TASK STATEMENT
Could the lines from the start of the data through the line with "plt.rcParams['font.family'] = ['Lato', 'DejaVu" be set down exactly, with no pictures among them?

STORED DATA
::::
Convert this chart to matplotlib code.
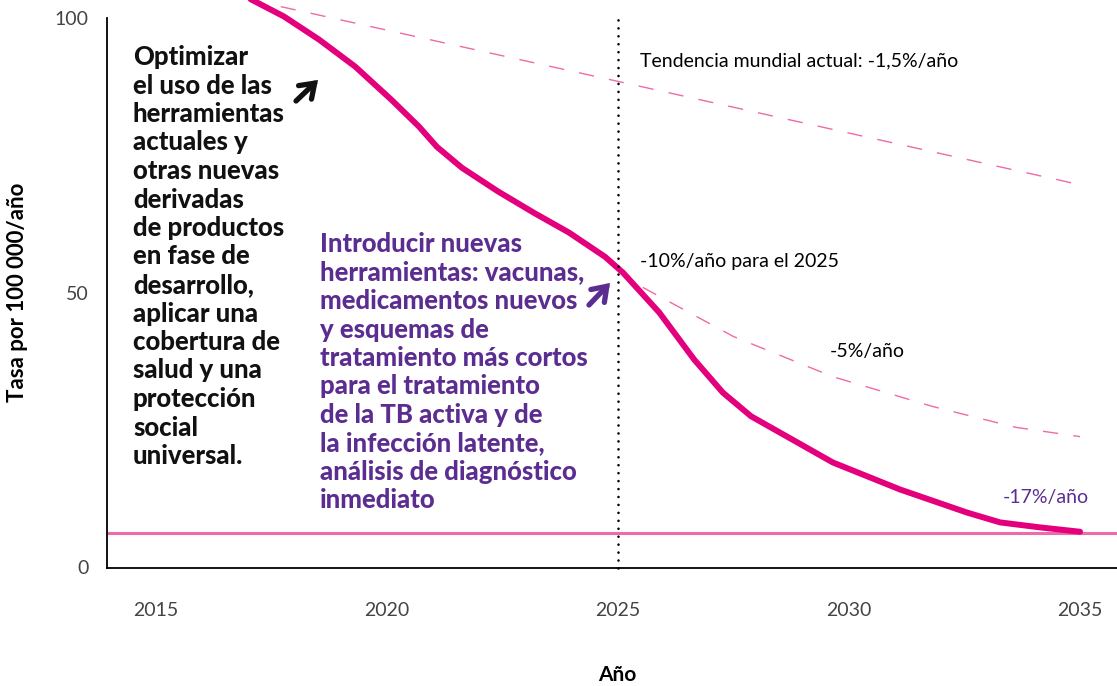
import matplotlib
matplotlib.use('Agg')
import matplotlib.pyplot as plt

plt.rcParams['font.family'] = ['Lato', 'DejaVu Sans']

# trayectoria objetivo (línea gruesa)
anios_meta = [2016.5, 2017.06, 2017.77, 2018.53, 2019.31, 2020.09, 2020.69, 2021.08, 2021.62,
              2022.40, 2023.18, 2023.94, 2024.72, 2025.11, 2025.89, 2026.65, 2027.27, 2027.88,
              2028.66, 2029.65, 2031.1, 2032.55, 2033.27, 2034.13, 2035.0]
tasa_meta = [106.5, 103.3, 100.2, 96.0, 91.1, 85.1, 80.2, 76.5, 72.7,
             68.4, 64.5, 60.9, 56.5, 53.6, 46.4, 37.8, 31.8, 27.5,
             23.8, 19.1, 14.2, 10.0, 8.2, 7.3, 6.5]

# tendencia mundial actual -1,5%/año
anios_tend = [2017.7, 2025.0, 2030.0, 2035.0]
tasa_tend = [102.0, 88.4, 79.0, 69.6]

# -5%/año después del 2025
anios_5 = [2025.0, 2025.5, 2027.5, 2029.65, 2031.8, 2033.6, 2035.0]
tasa_5 = [54.2, 51.1, 42.0, 34.7, 29.3, 25.5, 23.8]

meta_2035 = 6.3
anio_hito = 2025

xticks = [2015, 2020, 2025, 2030, 2035]
yticks = [0, 50, 100]

W, H = 1117, 686
fig = plt.figure(figsize=(W / 100, H / 100), dpi=100)
ax = fig.add_axes([107 / W, 1 - 567.5 / H, 1 - 107 / W, 567.5 / H])

magenta = '#e4007c'
rosa = '#ef6aa8'
morado = '#5c2d91'

ax.axhline(meta_2035, color=rosa, lw=2.2, zorder=2)
ax.plot(anios_tend, tasa_tend, color=rosa, lw=1.0, dashes=(11, 11), zorder=2)
ax.plot(anios_5, tasa_5, color=rosa, lw=1.0, dashes=(11, 11), zorder=2)
ax.plot(anios_meta, tasa_meta, color=magenta, lw=4.3, solid_capstyle='round',
        solid_joinstyle='round', zorder=3)
ax.plot([anio_hito, anio_hito], [0, 100.5], color='black', lw=1.9,
        linestyle=(0, (0.01, 3.0)), dash_capstyle='round', zorder=4, clip_on=False)

ax.set_xlim(2013.94, 2035.8)
ax.set_ylim(0, 103.2)
ax.set_xticks(xticks)
ax.set_yticks(yticks)
ax.tick_params(length=0, labelsize=14, labelcolor='#444444')
ax.tick_params(axis='x', pad=25)
ax.tick_params(axis='y', pad=13)

for s in ['top', 'right']:
    ax.spines[s].set_visible(False)
ax.spines['left'].set_bounds(0, 100)
ax.spines['left'].set_linewidth(1.3)
ax.spines['bottom'].set_linewidth(1.3)


def px(x, y):
    return x / W, 1 - y / H


fig.text(*px(18, 292), 'Tasa por 100 000/año', rotation=90, ha='center', va='center',
         fontsize=16, fontweight='bold')
fig.text(*px(617, 675), 'Año', ha='center', va='center', fontsize=15, fontweight='bold')

texto_negro = ('Optimizar\nel uso de las\nherramientas\nactuales y\notras nuevas\nderivadas\n'
               'de productos\nen fase de\ndesarrollo,\naplicar una\ncobertura de\nsalud y una\n'
               'protección\nsocial\nuniversal.')
texto_morado = ('Introducir nuevas\nherramientas: vacunas,\nmedicamentos nuevos\ny esquemas de\n'
                'tratamiento más cortos\npara el tratamiento\nde la TB activa y de\n'
                'la infección latente,\nanálisis de diagnóstico\ninmediato')

fig.text(*px(133, 45), texto_negro, ha='left', va='top', fontsize=18.5, fontweight='black',
         color='#111111', linespacing=1.225)
fig.text(*px(320, 232), texto_morado, ha='left', va='top', fontsize=18.5, fontweight='black',
         color=morado, linespacing=1.225)

fig.text(*px(640, 61), 'Tendencia mundial actual: -1,5%/año', ha='left', va='center', fontsize=14)
fig.text(*px(640, 262), '-10%/año para el 2025', ha='left', va='center', fontsize=14)
fig.text(*px(830, 352), '-5%/año', ha='left', va='center', fontsize=14)
fig.text(*px(1003, 497), '-17%/año', ha='left', va='center', fontsize=14, color=morado)

flecha = dict(arrowstyle='->,head_length=0.6,head_width=0.42', lw=3.8, shrinkA=0, shrinkB=0,
              mutation_scale=16, joinstyle='miter')
ax.annotate('', xy=px(318, 80), xytext=px(296, 101), xycoords='figure fraction',
            textcoords='figure fraction', arrowprops=dict(flecha, color='#111111'))
ax.annotate('', xy=px(610, 283), xytext=px(589, 305), xycoords='figure fraction',
            textcoords='figure fraction', arrowprops=dict(flecha, color=morado))

fig.savefig('out.png', dpi=100)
::::
SOLUTION TO THE PROBLEM
Convert this chart to matplotlib code.
import matplotlib
matplotlib.use('Agg')
import matplotlib.pyplot as plt

plt.rcParams['font.family'] = ['Lato', 'DejaVu Sans']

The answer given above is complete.